Sachs remarks on how the Millennium Development Goals rallied the world during the past decade. Poor nations used it's clear goals and tried to meet them. While the leaders of the rich nations made well meaning pledges but largely did not follow through with them.
Sachs writes about his hopes for the MDG's in the next decade, we found the commentary at the Ottawa Citizen.
The Millennium Declaration addressed poverty with unusual clarity. First, rather than defining poverty in a simplistic and reductionist manner (for example, focusing on household income), the MDGs adopted a holistic vision of poverty, including income, hunger, disease, discrimination against girls and women, lack of schooling, and environmental degradation.
Second, poverty reduction goals were put in clear, quantitative terms. As an example, child mortality is to decline by two-thirds as of 2015, relative to the baseline rate of 1990.
Third, a deadline was given for each goal and target, generally the year 2015. The world, in short, adopted a multi-dimensional concept of poverty, and established realistic time-bound and quantitative goals for its reduction.

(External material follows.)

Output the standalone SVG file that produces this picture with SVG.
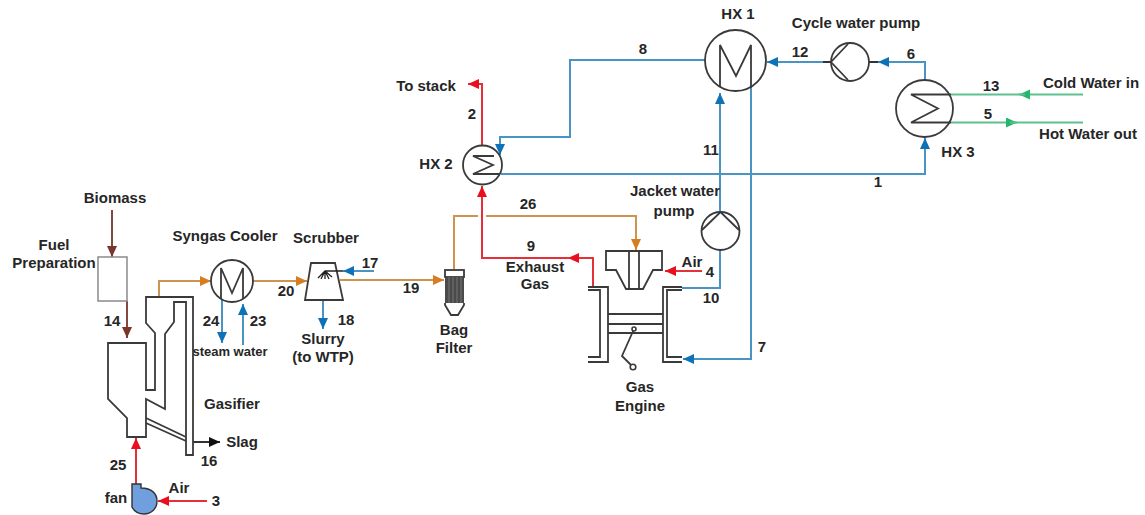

Of course the MDGs are not the only process driving poverty reduction. Much is occurring through economic development that was already powerfully underway in some parts of the world, including rapidly growing emerging economies such as China and India. Indeed, the rapid "catching up" growth of many emerging markets gives hope and demonstration that goals such as the MDGs can be achieved more widely. Poor countries have the potential for rapid progress in today's globalized economy precisely because they suffer a technological backlog compared with the world's technological leaders. If the poorer countries figure out ways to bridge the technological divide, for example by favouring mass education and by exporting low-wage goods and using the foreign exchange to import technology, then rapid catching up is possible.
Yet the MDGs remind us of three things. First, the reduction of poverty is more than economic growth. Even if there is rapid economic growth, many of the poverty-reduction goals will not be fulfilled unless the public sector also makes targeted investments, such as emergency obstetrical care to fight maternal morbidity and mortality, or AIDS treatment, or environmental conservation. Second, economic growth itself requires complementary actions by the public and private sector. The achievement of rapid growth in China depends on market forces, but not on market forces alone. The Chinese government has invested heavily in infrastructure, education, and technology, to bolster private-market forces.
Third, some parts of the world are stuck at the bottom, in a "poverty trap." They are so poor that they must use all of their current income just to stay alive, and even then, it's not enough. In those cases, international development assistance is vital to break the poverty trap and to initiate self-sustaining growth. Sub-Saharan Africa is the major region in the world, but not the only one, suffering from deep poverty traps.
The achievement of the MDGs, therefore, requires a mix of public-sector and private-sector actions. Market forces are critical, but not sufficient. And market forces can be destructive, of the environment and of minorities and excluded groups, who may see their customary rights overridden by the rich and powerful.